ANIMAL Rights activists have targeted the Mediterranean island where the French emperor Napoleon Bonaparte was once exiled.
They have objected to a cull of 500 wild goats on Elba, which islanders say are ravaging their woodland, gardens and vineyards.
Plans are being drawn up for a total cull but activist groups have come to the defense of the animals, known as mouflon, which were introduced to Elba for hunting in the Seventies.
Volunteers have been putting up posters on the island, six miles off the coast of Tuscany, Italy, and have handed out 6,000 leaflets to tourists, appealing for their support.
“I live here,” the leaflets read, with a photograph of a male mouflon staring at the camera.
“I was born here and I don’t bother anyone. There are 500 of us, all as meek and gentle as me.

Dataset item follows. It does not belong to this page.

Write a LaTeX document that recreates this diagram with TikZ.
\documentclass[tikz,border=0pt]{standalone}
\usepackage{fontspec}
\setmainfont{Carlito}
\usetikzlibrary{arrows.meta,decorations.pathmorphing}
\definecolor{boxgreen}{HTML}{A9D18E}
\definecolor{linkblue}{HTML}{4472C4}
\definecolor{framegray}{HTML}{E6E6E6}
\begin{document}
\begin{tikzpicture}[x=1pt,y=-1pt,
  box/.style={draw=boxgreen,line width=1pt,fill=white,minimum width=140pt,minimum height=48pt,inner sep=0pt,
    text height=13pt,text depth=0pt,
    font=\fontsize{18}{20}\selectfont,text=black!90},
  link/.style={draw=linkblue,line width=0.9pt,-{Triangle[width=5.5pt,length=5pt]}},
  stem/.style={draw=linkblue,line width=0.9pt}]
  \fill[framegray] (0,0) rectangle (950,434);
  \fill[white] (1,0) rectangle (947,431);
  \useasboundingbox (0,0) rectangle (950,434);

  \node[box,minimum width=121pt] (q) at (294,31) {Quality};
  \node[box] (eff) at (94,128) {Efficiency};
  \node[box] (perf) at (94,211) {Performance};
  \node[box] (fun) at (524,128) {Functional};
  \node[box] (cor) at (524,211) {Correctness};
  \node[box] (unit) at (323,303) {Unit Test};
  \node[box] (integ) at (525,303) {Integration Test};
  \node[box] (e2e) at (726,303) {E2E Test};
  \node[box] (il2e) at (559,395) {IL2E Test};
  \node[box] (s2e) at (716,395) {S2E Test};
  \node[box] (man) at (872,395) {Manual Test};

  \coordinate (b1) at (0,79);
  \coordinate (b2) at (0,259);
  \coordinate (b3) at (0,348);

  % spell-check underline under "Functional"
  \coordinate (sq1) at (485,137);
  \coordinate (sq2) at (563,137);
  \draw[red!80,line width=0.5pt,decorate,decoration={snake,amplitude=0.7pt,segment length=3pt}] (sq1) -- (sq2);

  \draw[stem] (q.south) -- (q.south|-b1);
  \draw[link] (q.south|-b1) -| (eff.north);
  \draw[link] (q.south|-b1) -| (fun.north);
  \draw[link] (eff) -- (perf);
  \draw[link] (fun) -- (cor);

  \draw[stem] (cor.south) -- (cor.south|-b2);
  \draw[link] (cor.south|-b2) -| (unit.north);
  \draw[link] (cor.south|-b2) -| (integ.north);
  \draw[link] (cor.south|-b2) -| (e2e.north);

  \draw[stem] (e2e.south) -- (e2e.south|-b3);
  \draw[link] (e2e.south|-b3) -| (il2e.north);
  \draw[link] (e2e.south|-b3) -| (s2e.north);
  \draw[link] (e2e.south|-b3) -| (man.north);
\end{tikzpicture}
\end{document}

But they want to kill us all.”
Italy’s Anti-Vivisection League (LAV) has written to Sergio Costa, the environment minister, calling for the cull to be blocked.
It has asked instead for the mouflon to be captured and sterilized to allow the population to gradually die out.
Hunters have shot hundreds of mouflon for sport over the years, but the big push to eradicate the species from the island for good is due to start next month, once the tourist season is over.
Napoleon was famously exiled to the small island in 1814 after his forced abdication as French emperor.